If yn converges to L and xn is a bounded sequence, show that

limsup(xn + yn) = limsup(xn) + L.

Thanks for any help. MK - Oct 29th 2007, 05:05 PMThePerfectHacker
$\displaystyle \limsup (x_n+y_n) \leq \limsup x_n + \limsup y_n = \limsup x_n + L$

We will show that,

$\displaystyle \limsup (x_n+y_n) \geq \limsup x_n + \limsup y_n$.

There exists subsequence $\displaystyle x_{n_k}$ so that $\displaystyle \lim x_{n_k} = \limsup (x_n+y_n)$ (a theorem). Then $\displaystyle \lim y_{n_k} = L$ (because a subsequence of a convergent sequence stays the same). Thus, $\displaystyle x_{n_k}+y_{n_k}$ is a subsequence of $\displaystyle x_n + y_n$ and so $\displaystyle \lim x_{n_k}+y_{n_k}$ is a subsequencial limit so $\displaystyle \lim (x_{n_k}+y_{n_k}) \leq \limsup (x_n + y_n)$ (a theorem - limsup's are largest subsequential limits). Thus, $\displaystyle \limsup x_n + L \leq \limsup (x_n+y_n)$. - Oct 30th 2007, 03:33 PMMKLyon
Could someone help with something similar?

I have that (xn) and (yn) are bounded sequences. How would I show that liminf(xn) + limsup(yn) <= limsup(xn + yn)?

It seems easy enough, but I can't figure it out.

Thanks for any help. - Oct 30th 2007, 06:56 PMThePerfectHacker
Here is a result that you should know.

**Lemmon:**If $\displaystyle x_n \mbox{ and }y_n$ are convergent sequences and $\displaystyle x_n\leq y_n$ then $\displaystyle x\leq y$ where $\displaystyle x$ is the limit of $\displaystyle x_n$ and $\displaystyle y$ is the limit of $\displaystyle y_n$.

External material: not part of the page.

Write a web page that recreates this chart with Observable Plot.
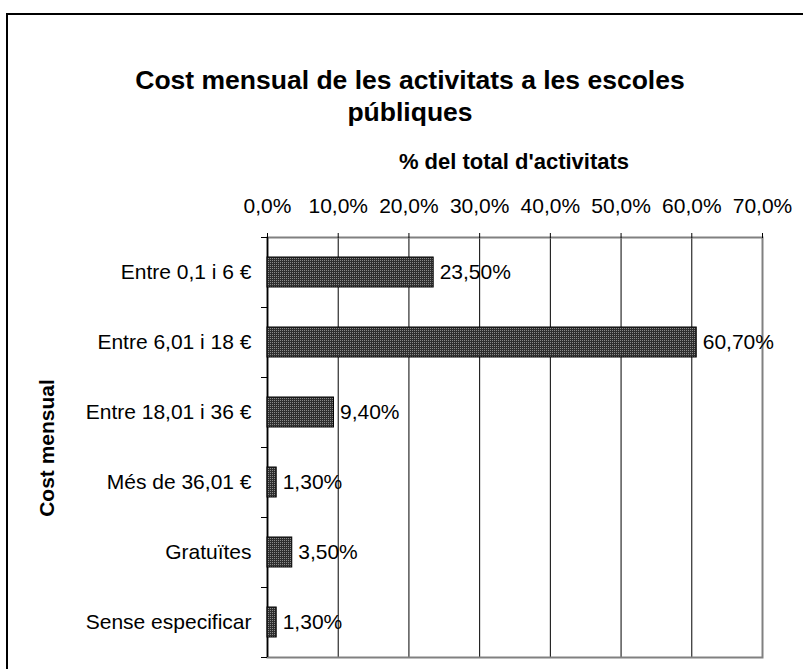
<!DOCTYPE html>
<html>
<head>
<meta charset="utf-8">
<script src="https://cdn.jsdelivr.net/npm/d3@7"></script>
<script src="https://cdn.jsdelivr.net/npm/@observablehq/plot@0.6"></script>
<style>
  html, body { margin: 0; padding: 0; background: #fff; }
  body { font-family: "Liberation Sans", Arial, sans-serif; }
  #wrap { position: relative; width: 803px; height: 669px; overflow: hidden; }
  #border { position: absolute; left: 6px; top: 13px; width: 820px; height: 700px; border: 2px solid #000; box-sizing: border-box; }
  #title { position: absolute; left: 10px; top: 64px; width: 800px; text-align: center; font-weight: bold; font-size: 26.5px; line-height: 32px; color: #000; }
  #xlabel { position: absolute; left: 314px; top: 149px; width: 400px; text-align: center; font-weight: bold; font-size: 22px; line-height: 26px; }
  #ylabel { position: absolute; left: 47px; top: 448px; transform: translate(-50%, -50%) rotate(-90deg); white-space: nowrap; font-weight: bold; font-size: 21px; }
  #chart { position: absolute; left: 0; top: 0; }
</style>
</head>
<body>
<div id="wrap">
  <div id="border"></div>
  <div id="chart"></div>
  <div id="title">Cost mensual de les activitats a les escoles<br>públiques</div>
  <div id="xlabel">% del total d'activitats</div>
  <div id="ylabel">Cost mensual</div>
</div>
<script>
const categories = ["Entre 0,1 i 6 €", "Entre 6,01 i 18 €", "Entre 18,01 i 36 €", "Més de 36,01 €", "Gratuïtes", "Sense especificar"];
const values = [23.5, 60.7, 9.4, 1.3, 3.5, 1.3];
const xTicks = [0, 10, 20, 30, 40, 50, 60, 70];

const data = categories.map((c, i) => ({cat: c, value: values[i]}));
const fmtTick = d => d.toFixed(1).replace(".", ",") + "%";
const fmtVal = d => d.toFixed(2).replace(".", ",") + "%";

const chart = Plot.plot({
  width: 803,
  height: 669,
  marginTop: 237,
  marginBottom: 12,
  marginLeft: 267,
  marginRight: 41,
  style: {fontFamily: "'Liberation Sans', Arial, sans-serif", fontSize: "21px", background: "transparent", color: "#000"},
  x: {domain: [0, 70]},
  y: {domain: categories, paddingInner: 0.5714, paddingOuter: 0.2857, align: 0.5},
  marks: [
    Plot.gridX(xTicks.slice(1, -1), {stroke: "#000", strokeOpacity: 1, strokeWidth: 1}),
    Plot.frame({stroke: "#808080", strokeWidth: 2}),
    Plot.ruleX([0], {stroke: "#000", strokeWidth: 1.5}),
    Plot.axisX({anchor: "top", ticks: xTicks, tickFormat: fmtTick, tickSize: 5, tickPadding: 20, fontSize: 21, label: null, stroke: "#000"}),
    Plot.axisY({anchor: "left", ticks: categories, tickSize: 6, tickFormat: () => "", dy: -35, label: null}),
    Plot.axisY({anchor: "left", ticks: categories.slice(-1), tickSize: 6, tickFormat: () => "", dy: 35, label: null}),
    Plot.axisY({anchor: "left", ticks: categories, tickSize: 0, tickPadding: 16, fontSize: 21, label: null}),
    Plot.barX(data, {x: "value", y: "cat", fill: "url(#dots)", stroke: "#000", strokeWidth: 1}),
    Plot.text(data, {x: "value", y: "cat", text: d => fmtVal(d.value), textAnchor: "start", dx: 6, fontSize: 21, fill: "#000"})
  ]
});

const svg = d3.select(chart);
const pat = svg.insert("defs", ":first-child").append("pattern")
  .attr("id", "dots").attr("width", 2).attr("height", 2).attr("patternUnits", "userSpaceOnUse");
pat.append("rect").attr("width", 2).attr("height", 2).attr("fill", "#2e2e2e");
pat.append("rect").attr("x", 0).attr("y", 0).attr("width", 1).attr("height", 1).attr("fill", "#8a8a8a");

document.getElementById("chart").appendChild(chart);
</script>
</body>
</html>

Now we can prove that $\displaystyle \limsup (x_n+y_n)\leq \limsup (x_n)+\limsup(y_n)$. The most important thing here is to understand what $\displaystyle \limsup$ means. It means the limit of the superior sequence, i.e. $\displaystyle \limsup (x_n) = \lim (\sup \{x_k| k\geq n\})$*. Now $\displaystyle \sup\{ x_k + y_k | k\geq n\}\leq \sup\{ x_k|k\geq n\} + \sup\{ x_k|k\geq n\}$. Since bounded sequences always have limit superiors it means these superior sequences have limits. So by the lemmon: $\displaystyle \lim (\sup\{ x_k+y_k|k\geq n\} ) \leq \lim (\sup\{ x_k |k\geq n\}) + \lim (\sup\{ x_k|k\geq n\} )$. Thus, $\displaystyle \limsup (x_n+y_n) \leq \limsup (x_n)+\limsup (y_n)$.

*)Example. Say $\displaystyle x_n = \frac{1}{n}+(-1)^n$. Then $\displaystyle x_1 = 1 + (-1) = 0$, $\displaystyle x_2 = \frac{1}{2} + (-1)^2 = \frac{3}{2}$, $\displaystyle x_3 = \frac{1}{3} + (-1)^3 = - \frac{2}{3}$, .... So $\displaystyle \sup\{ x_k| k\geq 1\} = \sup \{ x_1,x_2,x_3,... \} = \frac{3}{2}$, $\displaystyle \sup \{ x_k |k\geq 2\} = \sup \{ x_2,x_3,...\} = \frac{3}{2}$, $\displaystyle \sup \{x_k | k\geq 3\} = \sup \{x_3,x_4,...\} = \frac{5}{4}$ .... So in general the $\displaystyle n$-th term in the superior sequence is: $\displaystyle \frac{3}{2},\frac{3}{2},\frac{5}{4},\frac{5}{4},\f rac{7}{6},\frac{7}{6},...$, thus the limit is $\displaystyle 1$. This means $\displaystyle \limsup \left( \frac{1}{n} + (-1)^n \right) = 1$. - Oct 30th 2007, 07:02 PMMKLyon
Thanks, but how does this relate to liminf(xn) + limsup(yn) <= limsup(xn + yn)?

I'm not sure if you misread what I wrote or if I'm missing something, but I need the liminf(xn) not the limsup(xn).